Fast Retailing’s president and chairman Tadashi Yanai has topped US magazine Forbes’ 2013 list of the 50 wealthiest people in Japan.
Yanai’s assets have increased by 46% to $15.5bn (£10.12bn) as a result of the company’s overseas expansion of its Uniqlo clothing brand.
Yanai’s accumulated wealth results from an ambitious strategy to turn Fast Retailing into a $50bn (£31bn) business by 2020, a goal that will more than quadruple the retailer’s net revenue of $11.64bn (£7.6bn) for financial year 2012.
As part of this plan, Fast Retailing’s boss envisages opening 1,000 stores in the US and the same number for China.
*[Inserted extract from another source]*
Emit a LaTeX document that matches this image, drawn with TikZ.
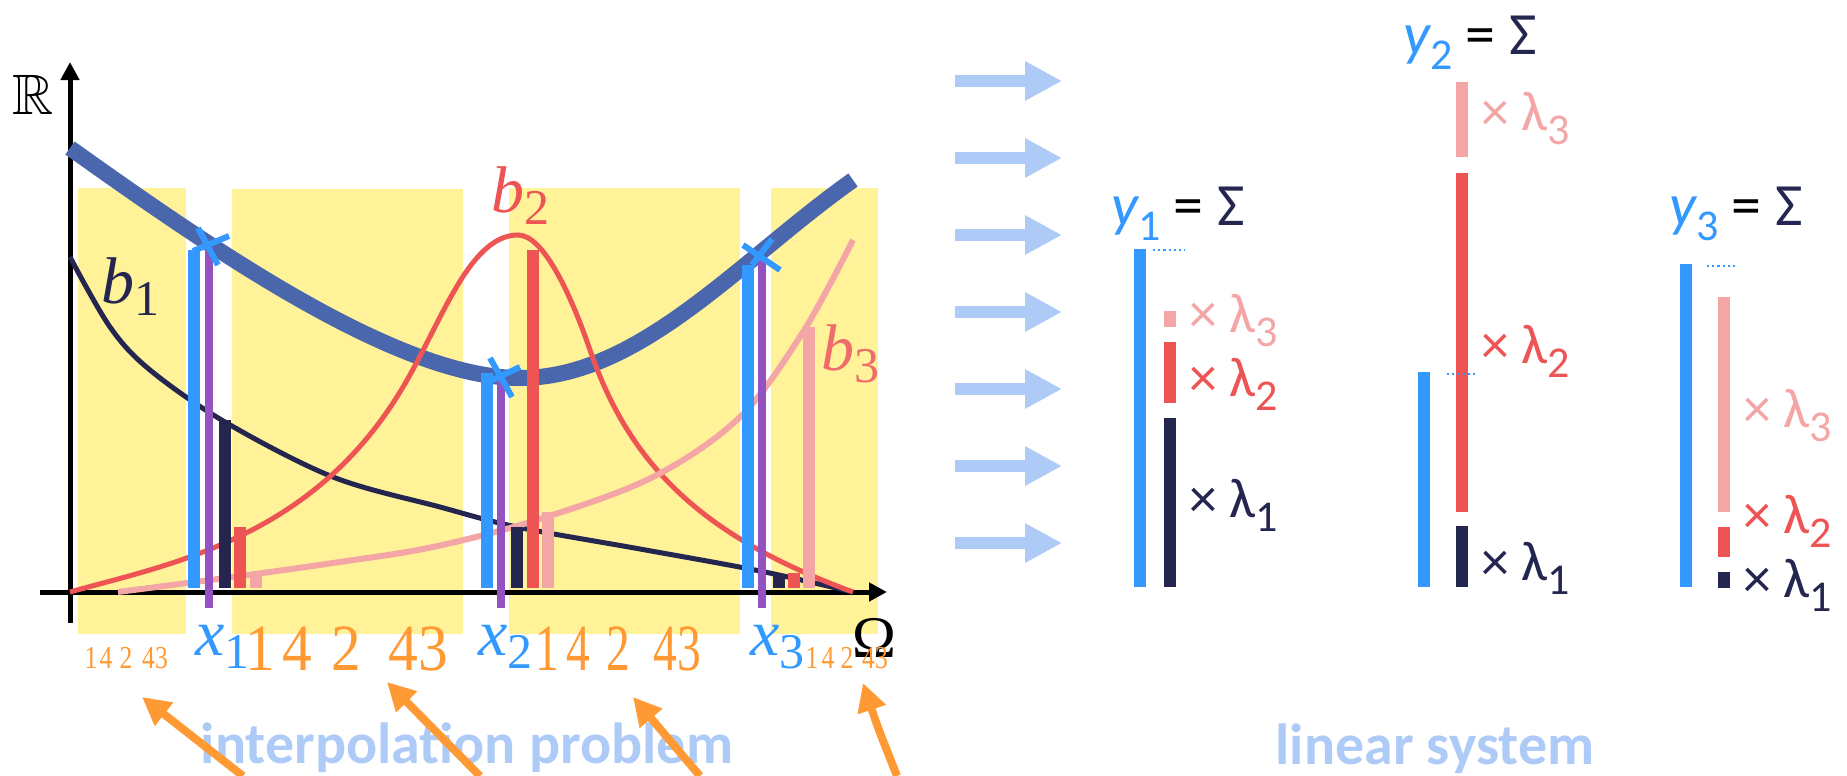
\documentclass[tikz,border=0pt]{standalone}
\usepackage{fontspec}
\usepackage{amssymb}
\usetikzlibrary{arrows.meta}
\setmainfont{Liberation Serif}
\newfontfamily\calib{Carlito}
\definecolor{cblue}{RGB}{51,153,255}
\definecolor{cthick}{RGB}{74,102,173}
\definecolor{cpurple}{RGB}{148,82,192}
\definecolor{cnavy}{RGB}{36,38,80}
\definecolor{cred}{RGB}{238,84,84}
\definecolor{cpink}{RGB}{244,166,166}
\definecolor{csalmon}{RGB}{240,108,108}
\definecolor{cyellow}{RGB}{255,242,153}
\definecolor{corange}{RGB}{255,153,51}
\definecolor{clight}{RGB}{174,203,248}
\newcommand\dsm[1]{\scalebox{0.8}[1]{\fontsize{32}{34}\selectfont #1}}
\newcommand\dbA[1]{\scalebox{0.9}[1]{\fontsize{66}{70}\selectfont #1}}
\newcommand\dbB[1]{\scalebox{0.72}[1]{\fontsize{66}{70}\selectfont #1}}
\newcommand\blabel[1]{{\fontsize{66}{70}\selectfont\itshape b\raisebox{-12pt}{\fontsize{50}{54}\selectfont\upshape #1}}}
\newcommand\xlabel[1]{{\fontsize{66}{70}\selectfont\itshape x\raisebox{-13pt}{\fontsize{50}{54}\selectfont\upshape #1}}}
\newcommand\ylabel[1]{{\calib\fontsize{60}{64}\selectfont\textcolor{cblue}{\itshape y\raisebox{-15pt}{\fontsize{44}{48}\selectfont\upshape #1}} \textcolor{black}{=} \textcolor{cnavy}{Σ}}}
\newcommand\lamlabel[1]{{\calib\fontsize{56}{60}\selectfont × λ\raisebox{-14pt}{\fontsize{44}{48}\selectfont #1}}}
\begin{document}
\begin{tikzpicture}[x=1pt,y=-1pt,
  axis/.style={line width=5pt,black,-{Triangle[length=18pt,width=18pt]}},
  bar/.style={line width=12pt},
  pbar/.style={line width=8pt,cpurple},
  crossline/.style={line width=6pt,cblue},
  dots/.style={cblue,line width=2.2pt,dash pattern=on 2.2pt off 3pt},
  larrow/.style={line width=12pt,clight,-{Triangle[length=37pt,width=37pt]}},
  oarrow/.style={line width=8pt,corange,-{Triangle[length=28pt,width=28pt]}},
  odig/.style={text=corange,inner sep=0pt,anchor=base},
  lab/.style={inner sep=0pt,anchor=base west},
  big/.style={text=clight,inner sep=0pt,anchor=base,font=\calib\bfseries\fontsize{58}{62}\selectfont}]
\useasboundingbox (0,0) rectangle (1847,776);
% yellow regions
\fill[cyellow] (78,188) rectangle (186,634);
\fill[cyellow] (232,189) rectangle (463,634);
\fill[cyellow] (509,188) rectangle (740,634);
\fill[cyellow] (771,188) rectangle (878,634);
% axes
\coordinate (ya0) at (70,623); \coordinate (ya1) at (70,62);
\coordinate (xa0) at (40,592); \coordinate (xa1) at (887,592);
\draw[axis] (ya0) -- (ya1);
\draw[axis] (xa0) -- (xa1);
\node (RR) at (33,95) {\fontsize{57}{60}\selectfont $\mathbb{R}$};
\node (Om) at (874,638) {\fontsize{59}{62}\selectfont Ω};
% thick interpolant
\draw[line width=16pt,cthick] (70,148) .. controls (220,255) and (400,378) .. (520,378) .. controls (640,378) and (740,260) .. (853,180);
% basis functions
\draw[line width=5pt,cnavy] plot[smooth,tension=0.55] coordinates {(70,257) (110,327) (150,370) (225,422) (333,477) (440,507) (517,527) (640,549) (760,571) (853,592)};
\draw[line width=5pt,cred] (70,592) .. controls (170,564) and (310,539) .. (400,392) .. controls (440,327) and (468,235) .. (518,235) .. controls (543,235) and (570,292) .. (590,350) .. controls (630,466) and (703,537) .. (853,592);
\draw[line width=6pt,cpink] plot[smooth,tension=0.55] coordinates {(118,592) (233,577) (333,563) (433,547) (540,519) (653,477) (740,417) (803,332) (853,240)};
\node[lab,text=cnavy] (b1) at (101,303) {\blabel{1}};
\node[lab,text=cred] (b2) at (491,212) {\blabel{2}};
\node[lab,text=csalmon] (b3) at (821,370) {\blabel{3}};
% bars at x1
\draw[bar,cblue] (194,250) -- (194,588);
\draw[bar,cnavy] (225,420) -- (225,588);
\draw[bar,cred] (240,527) -- (240,588);
\draw[bar,cpink] (256,575) -- (256,588);
\draw[pbar] (209,247) -- (209,608);
% bars at x2
\draw[bar,cblue] (487,373) -- (487,588);
\draw[bar,cnavy] (517,527) -- (517,588);
\draw[bar,cred] (533,250) -- (533,588);
\draw[bar,cpink] (548,512) -- (548,588);
\draw[pbar] (501,377) -- (501,608);
% bars at x3
\draw[bar,cblue] (748,265) -- (748,588);
\draw[bar,cnavy] (779,575) -- (779,588);
\draw[bar,cred] (794,573) -- (794,588);
\draw[bar,cpink] (809,327) -- (809,588);
\draw[pbar] (762,257) -- (762,608);
% crosses
\draw[crossline] (198,228) -- (218,265);
\draw[crossline] (193,251) -- (229,236);
\draw[crossline] (490,358) -- (512,397);
\draw[crossline] (486,383) -- (520,367);
\draw[crossline] (743,245) -- (780,270);
\draw[crossline] (772,239) -- (752,265);
% x labels
\node[lab,text=cblue] (x1) at (195,655) {\xlabel{1}};
\node[lab,text=cblue] (x2) at (478,655) {\xlabel{2}};
\node[lab,text=cblue] (x3) at (750,655) {\xlabel{3}};
% orange digits
\node[odig] (s11) at (91,668) {\dsm{1}};
\node[odig] (s14) at (106,668) {\dsm{4}};
\node[odig] (s12) at (126,668) {\dsm{2}};
\node[odig] (s143) at (155,668) {\dsm{43}};
\node[odig] (a1) at (260,670) {\dbA{1}};
\node[odig] (a4) at (297,670) {\dbA{4}};
\node[odig] (a2) at (346,670) {\dbA{2}};
\node[odig] (a43) at (418,670) {\dbA{43}};
\node[odig] (c1) at (547,670) {\dbB{1}};
\node[odig] (c4) at (578,670) {\dbB{4}};
\node[odig] (c2) at (618,670) {\dbB{2}};
\node[odig] (c43) at (677,670) {\dbB{43}};
\node[odig] (s21) at (812,668) {\dsm{1}};
\node[odig] (s24) at (828,668) {\dsm{4}};
\node[odig] (s22) at (847,668) {\dsm{2}};
\node[odig] (s243) at (875,668) {\dsm{43}};
% orange arrows
\coordinate (o1t) at (243,776); \coordinate (o1h) at (142,697);
\coordinate (o2t) at (480,776); \coordinate (o2h) at (387,682);
\coordinate (o3t) at (700,776); \coordinate (o3h) at (633,697);
\coordinate (o4t) at (897,776); \coordinate (o4h) at (863,683);
\node[big] (ip) at (467,763) {interpolation problem};
\draw[oarrow] (o1t) -- (o1h);
\draw[oarrow] (o2t) -- (o2h);
\draw[oarrow] (o3t) -- (o3h);
\draw[oarrow] (o4t) .. controls (878,728) .. (o4h);
% light blue arrows
\foreach \i/\yy in {1/81,2/158,3/235,4/312,5/389,6/466,7/543}{
  \coordinate (ls\i) at (955,\yy); \coordinate (le\i) at (1062,\yy);
  \draw[larrow] (ls\i) -- (le\i);
}
% linear system column 1
\node[lab] (y1) at (1111,225) {\ylabel{1}};
\draw[bar,cblue] (1140,249) -- (1140,587);
\draw[dots] (1153,250) -- (1185,250);
\draw[bar,cpink] (1170,311) -- (1170,327);
\draw[bar,cred] (1170,342) -- (1170,403);
\draw[bar,cnavy] (1170,418) -- (1170,587);
\node[lab,text=cpink] (l13) at (1189,332) {\lamlabel{3}};
\node[lab,text=cred] (l12) at (1189,396) {\lamlabel{2}};
\node[lab,text=cnavy] (l11) at (1189,517) {\lamlabel{1}};
% column 2
\node[lab] (y2) at (1403,55) {\ylabel{2}};
\draw[bar,cblue] (1424,372) -- (1424,587);
\draw[bar,cpink] (1462,82) -- (1462,157);
\draw[bar,cred] (1462,173) -- (1462,512);
\draw[bar,cnavy] (1462,526) -- (1462,587);
\draw[dots] (1447,374) -- (1477,374);
\node[lab,text=cpink] (l23) at (1481,130) {\lamlabel{3}};
\node[lab,text=cred] (l22) at (1481,363) {\lamlabel{2}};
\node[lab,text=cnavy] (l21) at (1481,580) {\lamlabel{1}};
% column 3
\node[lab] (y3) at (1669,225) {\ylabel{3}};
\draw[bar,cblue] (1686,264) -- (1686,587);
\draw[dots] (1707,266) -- (1738,266);
\draw[bar,cpink] (1724,297) -- (1724,512);
\draw[bar,cred] (1724,527) -- (1724,557);
\draw[bar,cnavy] (1724,572) -- (1724,588);
\node[lab,text=cpink] (l33) at (1743,427) {\lamlabel{3}};
\node[lab,text=cred] (l32) at (1743,533) {\lamlabel{2}};
\node[lab,text=cnavy] (l31) at (1743,597) {\lamlabel{1}};
\node[big] (ls) at (1435,764) {linear system};
\end{tikzpicture}
\end{document}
However, in the US the company operates just six Uniqlo stores at present. That raises questions about whether the growth can be achieved in such a short timeframe.
The retailer has failed in the past to make an impact in the US - opening its first store in New Jersey in 2005 and subsequently closing it in 2007.
Although Yanai’s targets might seem to be an attempt to grab headlines as part of a bid to build brand awareness, the retailer seems to have learnt its lesson from past experience in the US.
New Uniqlo stores are only opening in high-footfall and high-profile areas in all new markets and are being supported by pop-ups, local bloggers and celebrities.
As 2020 approaches it seems more likely that Yanai’s business will usurp Gap as the world’s third largest clothing company.
While Yanai might not yet represent a challenge to Amancio Ortega, the owner of the world’s largest clothing retailer Inditex, Fast Retailing can draw strength from the differentiation of Uniqlo from other fast fashion players. Yanai believes in running a fashion business that resembles more a technology company than a trend-led clothing business.
Offering consumers quality and value rather than a quick response to changing styles, the company uses long development cycles for its Uniqlo products so that it can test new hi-tech materials, such as those created with partner company Toray for thermal ranges including Heat Tech.
Uniqlo’s formula might not suit everyone’s style but its focus on basics with fabrics that offer something different from the mainstream might give competitors a run for their money.
However, this is a very long-term prospect. Uniqlo has a lot of work to do to become a top retailer in markets outside Japan.
- Isabel Cavill, senior retail analyst, Planet Retail.